Many of CSI's programs honor Willowbrook legacy
Staten Island Advance
Wednesday, January 7, 2004
As an institution of public higher education located
on the grounds of the former Willowbrook State School, the College
of Staten Island honors the memory of Willowbrook's residents in
ways that reflect the College's academic mission to create and
disseminate knowledge and to prepare well-trained and caring
professionals.
The Willowbrook Collection. In 2001, the
Archives & Special Collections Department of the CSI Library created
The Willowbrook Collection on the history of the institution, its
closing, its legacy, and the people and organizations involved. The
collection contains thousands of documents and photos from
Willowbrook, as well as news clippings spanning the 1940s to 2000.
The collection is open to the public and is housed on the second
floor of the Library.
Willowbrook Memorial Lectures. Since 2002 CSI
has hosted several public lectures on Willowbrook and related topics
and plans to hold another program in 2004. Themes of past programs
have been, Advocacy and Self-Advocacy, and The Case Continues: The
Status of the Willowbrook Consent Decree.

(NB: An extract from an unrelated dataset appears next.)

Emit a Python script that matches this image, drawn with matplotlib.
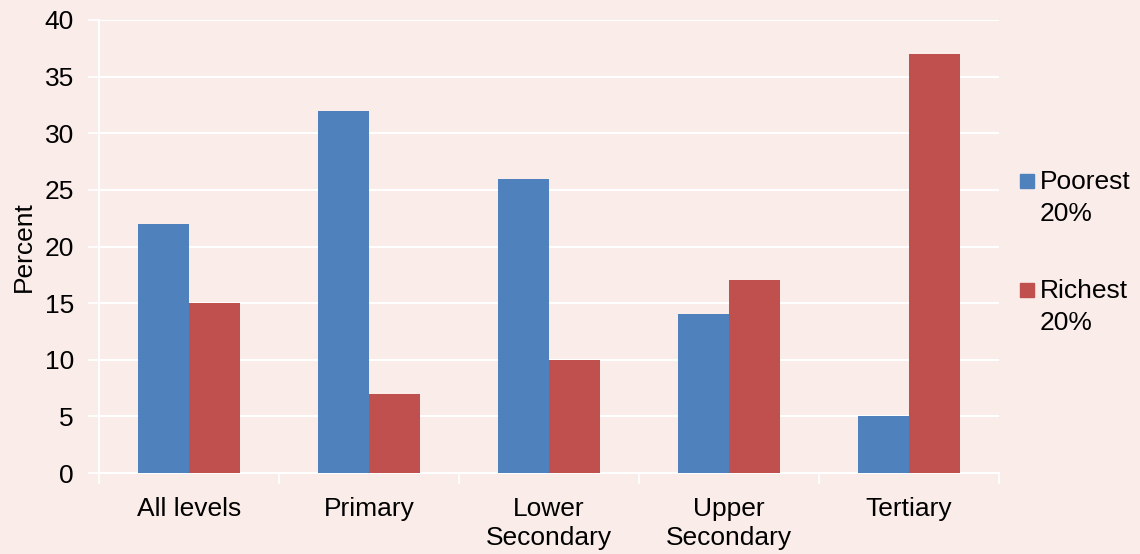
import numpy as np
import matplotlib.pyplot as plt
from matplotlib.patches import Rectangle

plt.rcParams['font.family'] = ['Liberation Sans', 'DejaVu Sans']

levels = ["All levels", "Primary", "Lower\nSecondary", "Upper\nSecondary", "Tertiary"]
poorest = [22, 32, 26, 14, 5]
richest = [15, 7, 10, 17, 37]
series_names = ["Poorest", "Richest"]

bg = "#FAECE9"
blue = "#4F81BD"
red = "#C0504D"

W, H = 1140, 554
fig = plt.figure(figsize=(W / 100, H / 100), dpi=100, facecolor=bg)
ax = fig.add_axes([0.0868, 0.1462, 0.7895, 0.8177], facecolor=bg)

x = np.arange(len(levels))
w = 0.285
ax.bar(x - w / 2, poorest, w, color=blue, zorder=3)
ax.bar(x + w / 2, richest, w, color=red, zorder=3)

ax.set_xlim(-0.5, len(levels) - 0.5)
ax.set_ylim(0, 40)
ax.set_yticks(range(0, 41, 5))
ax.set_xticks(x)
ax.set_xticklabels(levels, fontsize=19, linespacing=1.3)
ax.set_xticks(np.arange(len(levels) + 1) - 0.5, minor=True)
ax.tick_params(axis='x', which='major', length=0, pad=17)
ax.tick_params(axis='x', which='minor', length=8, width=1.2, color="white")
ax.tick_params(axis='y', length=8, width=1.2, color="white", labelsize=19, pad=10)
ax.grid(axis='y', color="white", linewidth=1.5, zorder=0)

for side in ["top", "right"]:
    ax.spines[side].set_visible(False)
for side in ["left", "bottom"]:
    ax.spines[side].set_color("white")
    ax.spines[side].set_linewidth(1.5)

ax.set_ylabel("Percent", fontsize=19, labelpad=6)

# legend: square key beside a two-line label, key level with the first line
for name, color, base in zip(series_names, [blue, red], [189, 298]):
    fig.patches.append(Rectangle((1020 / W, 1 - (base - 1) / H), 14 / W, 14 / H,
                                 transform=fig.transFigure, color=color))
    fig.text(1040 / W, 1 - base / H, name, fontsize=19, va="baseline")
    fig.text(1040 / W, 1 - (base + 32) / H, "20%", fontsize=19, va="baseline")

fig.savefig("out.png", dpi=100, facecolor=bg)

In May of 2002, CSI also
hosted a full-day program on the 25th anniversary of the signing of
the consent decree that ultimately led to the closing of the school.
Participants included family members of the residents, an
independent evaluator for the Willowbrook class and an attorney with
the New York Civil Liberties union.
Willowbrook Memorial Plaque. A memorial
plaque on building 3S, one of the original buildings (number 19)
remaining from the Willowbrook State School, reads: To Honor Those
Who Struggled Here on the Grounds of the Willowbrook Institution We
Preserve This Former Building Number in Their Respectful
Remembrance.
Research, Professional Preparation, and
Disabilities Services. Our longstanding research partnership
with the Institute for Basic Research produces important studies on
the neuroscientific causes of developmental disabilities. Our
programs in special education, physical therapy, and social work
prepare professionals to work with children and adults with
disabilities. The college further serves its own students with
disabilities through the Office of Disability Services.
---Lin Wu, Willowbrook
The writer is special assistant to President Marlene Springer,
College of Staten Island.
For most of us, the College of Staten Island
represents an equal opportunity education for anyone who seeks it,
regardless of age, gender, ethnicity, or race. For many, it acts as
a safety net, catching those that have fallen through the cracks of
the public education system.
For others, it offers an escape from some of the
limitations associated with living outside the United States, such
as political oppression, poverty, and discrimination.
For others, its flexibility offers encouragement to
those seeking career advancement. Most important, it provides anyone
who enters, a chance to grow intellectually, socially, and
emotionally.
Without previous knowledge, one would never imagine
that its campus, formerly known as Willowbrook, was once home to
almost 6,000 mentally disabled, physically disabled and orphaned
children.
The buildings now dedicated to such studies as
sociology, education, and nursing, only 30 years ago served as
torture chambers to children that were physically and emotionally
abused, neglected, and for the sake of medical research, infected
with hepatitis, and used as human guinea pigs. Children lay on the
floor of what are now classrooms naked and smeared with their own
feces.
The buildings themselves reflect nothing of their
past; peeling paint, filth, broken light bulbs, and the smell of
death are no longer. Tennis courts, baseball fields, and parking
lots have replaced buildings that were not worth repair, and
information regarding the compound's past are kept under lock and
key in the new library. In fact, there are no reminders of what was
once known as Willowbrook.
There are no memorial walls, gardens, footprints or
headstones to remember those that suffered not at the hands of
terrorists but at the hands of our own government.
This is no longer acceptable, Marlene Springer. Your
students and faculty challenge you to make sure Willowbrook [will]
be remembered. After all, children died here.